- From: Kay, Michael <Michael.Kay@softwareag.com>
- Date: Tue, 5 Aug 2003 17:04:00 +0200
- To: uri@w3.org
- Message-ID: <DFF2AC9E3583D511A21F0008C7E62106073DD02F@daemsg02.software-ag.de>
This is clearly a great improvement on RFC 2396. It is disappointing, but not really surprising, that the document still contains so many words like "should", "recommended", "unwise", "generally counterproductive", "discouraged", and "abnormal", which all tend to give the impression that handling URIs is a black art rather than a precise science. RELATIVE URI REFERENCES The document retains one ambiguity from RFC 2396: is the zero-length string a valid relative URI reference? The ABNF syntax seems to suggest that it isn't, but sections 4.4 and 5.4.1 assigns semantics to this case, saying this is an "abnormal" case which URI parsers "should" be capable of handling. I think that the use of "" as a relative self-reference should be treated as being wholly respectable. (What does "abnormal" actually mean?) I'm disappointed to see that the term "current document" still appears in section 4.4, and is nowhere defined. In 5.4.2 it appears in residual form as "current base URI". Are "current document" and "current base URI" the same thing as "the resource identified by the base URI"? If so, say so. The section heading of 4.2 is "Relative URI", but in fact a relative URI reference is not a URI, so this term should not be used.
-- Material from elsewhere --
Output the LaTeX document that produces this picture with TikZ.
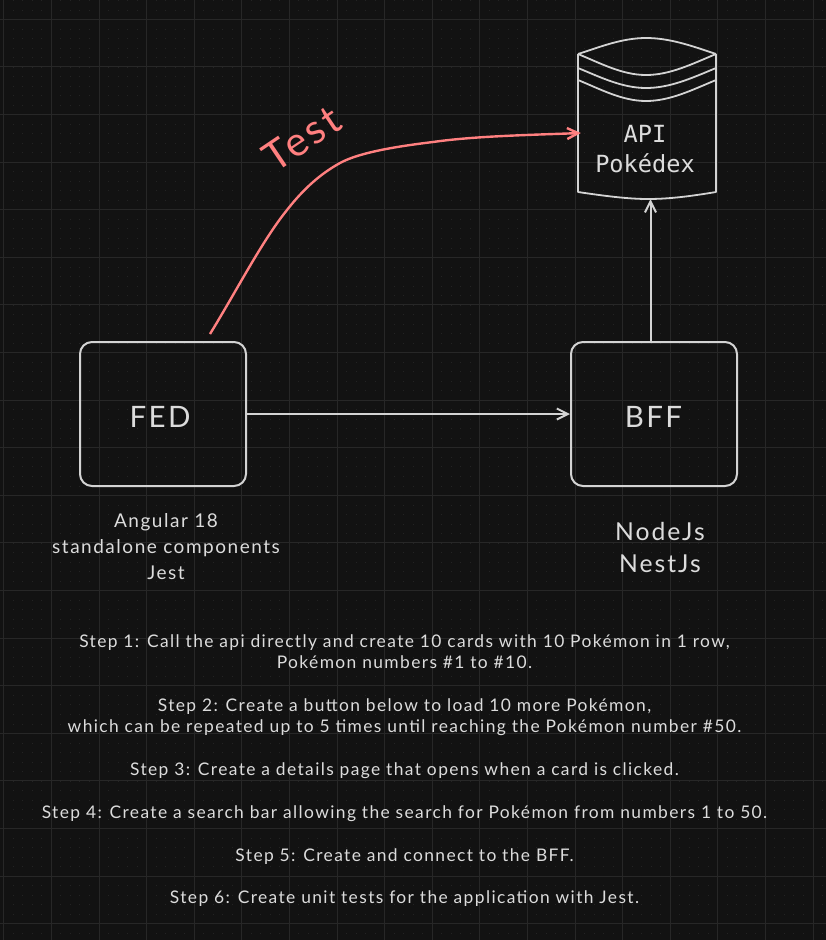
\documentclass[tikz,border=0pt]{standalone}
\usepackage{fontspec}
\setmainfont{Lato}
\newfontfamily\handfont[LetterSpace=8]{Lato}
\newfontfamily\apifont{DejaVu Sans Mono}
\usetikzlibrary{arrows.meta}
\definecolor{bgc}{HTML}{121212}
\definecolor{majorc}{HTML}{272727}
\definecolor{minorc}{HTML}{232323}
\definecolor{inkc}{HTML}{D3D3D3}
\definecolor{textc}{HTML}{DCDCDC}
\definecolor{redc}{HTML}{FF8080}
\tikzset{
  boxnode/.style={draw=inkc,line width=2pt,rounded corners=12pt,minimum width=166pt,minimum height=144pt,inner sep=0pt},
  boxlabel/.style={text=textc,inner sep=0pt,font=\handfont\fontsize{29.5}{30}\selectfont},
  capnode/.style={text=textc,inner sep=0pt,align=center},
  wire/.style={draw=inkc,line width=2pt,-{Straight Barb[length=11pt,width=11pt]}},
  redwire/.style={draw=redc,line width=2.4pt,-{Straight Barb[length=11pt,width=11pt]}},
  inkline/.style={draw=inkc,line width=1.8pt,line join=round}
}
\begin{document}
\begin{tikzpicture}[x=1pt,y=-1pt]
\useasboundingbox (0,0) rectangle (826,940);
\fill[bgc] (0,0) rectangle (826,940);
% dotted minor grid
\begin{scope}[draw=minorc,line width=1pt,dash pattern=on 1pt off 8.52pt]
\foreach \i in {0,...,87} \draw ({3.8+9.52*(\i-1)},0) -- ({3.8+9.52*(\i-1)},940);
\end{scope}
% major grid
\begin{scope}[draw=majorc,line width=1pt]
\foreach \i in {0,...,17} \draw ({3.8+47.6*\i},0) -- ({3.8+47.6*\i},940);
\foreach \i in {0,...,19} \draw (0,{19.2+47.6*\i}) -- (826,{19.2+47.6*\i});
\end{scope}
% boxes
\node[boxnode] (fed) at (163,414) {};
\node[boxnode] (bff) at (654,414) {};
\node[boxlabel] (fedt) at (160,417) {FED};
\node[boxlabel] (bfft) at (653.5,417) {BFF};
% API cylinder
\coordinate (apitl) at (578,54);
\coordinate (apitr) at (716,54);
\coordinate (apibl) at (578,192);
\coordinate (apibr) at (716,192);
\node[minimum width=138pt,minimum height=145pt,inner sep=0pt] (api) at (647,126.5) {};
\draw[inkline] (apitl) .. controls (600,47) and (622,38) .. (646,38) .. controls (670,38) and (692,46) .. (apitr);
\draw[inkline] (apitl) .. controls (600,63) and (622,75) .. (646,75) .. controls (670,75) and (692,64) .. (apitr);
\draw[inkline] (578,68) .. controls (600,77) and (622,88) .. (646,88) .. controls (670,88) and (692,78) .. (716,68);
\draw[inkline] (578,80) .. controls (600,89) and (622,101) .. (646,101) .. controls (670,101) and (692,90) .. (716,80);
\draw[inkline] (apitl) -- (apibl) .. controls (605,196) and (628,199) .. (648,199) .. controls (670,199) and (692,196) .. (apibr) -- (apitr);
\node[capnode,font=\apifont\fontsize{23.6}{30}\selectfont] (apit) at (645,149.5) {API\\Pokédex};
% connectors
\draw[wire] (fed.east) -- (bff.west);
\draw[wire] ([xshift=-3.5pt]bff.north) -- ([xshift=3.5pt]api.south);
\draw[redwire] ([xshift=47pt,yshift=7pt]fed.north) .. controls (237,290) and (262,241) .. (287,210) .. controls (305,187) and (322,173) .. (340,163) .. controls (360,152) and (400,146) .. (433,142) .. controls (475,136) and (530,135) .. ([xshift=3pt,yshift=-6.5pt]api.west);
\node[text=redc,inner sep=0pt,rotate=34,font=\handfont\fontsize{40.8}{42}\selectfont] (testt) at (302,138) {Test};
% captions
\node[capnode,font=\handfont\fontsize{19}{26}\selectfont] (fedc) at (166,546.5) {Angular 18\\standalone components\\Jest};
\node[capnode,font=\handfont\fontsize{24.7}{32}\selectfont] (bffc) at (660,547) {NodeJs\\NestJs};
\node[capnode,font=\handfont\fontsize{17.4}{21.4}\selectfont] (steps) at (404.5,770.5) {Step 1: Call the api directly and create 10 cards with 10 Pokémon in 1 row,\\Pokémon numbers \#1 to \#10.\\[21.4pt]Step 2: Create a button below to load 10 more Pokémon,\\which can be repeated up to 5 times until reaching the Pokémon number \#50.\\[21.4pt]Step 3: Create a details page that opens when a card is clicked.\\[21.4pt]Step 4: Create a search bar allowing the search for Pokémon from numbers 1 to 50.\\[21.4pt]Step 5: Create and connect to the BFF.\\[21.4pt]Step 6: Create unit tests for the application with Jest.};
\end{tikzpicture}
\end{document}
In 4.4 the statement "the dereference should not result in a new retrieval" seems to contradict section 1.2.2, which strongly suggests that the semantics of the dereferencing operation are outside the scope of the RFC. ESCAPING It's much clearer now that a string is not a URI unless all the special characters have been properly escaped. Nevertheless, there is still some residual language that hints that the input to the escaping algorithm might also be referred to as a URI. 2.4.2 says "characters within a URI string are escaped". What exactly is a URI string? Similarly, "Once generated, a URI is always in an escaped form" hints that there are other circumstances in which a URI might not be in escaped form. It might be useful to define some formal term for the unescaped representation of a URI, for example a "URI-rendition", so that we can talk about this string without referring to it as a URI. URI EQUIVALENCE The discussion is useful, but it would also be useful to define a preferred (and named) default algorithm for comparing URIs that other specifications can refer to. Michael Kay
Received on Tuesday, 5 August 2003 11:04:11 UTC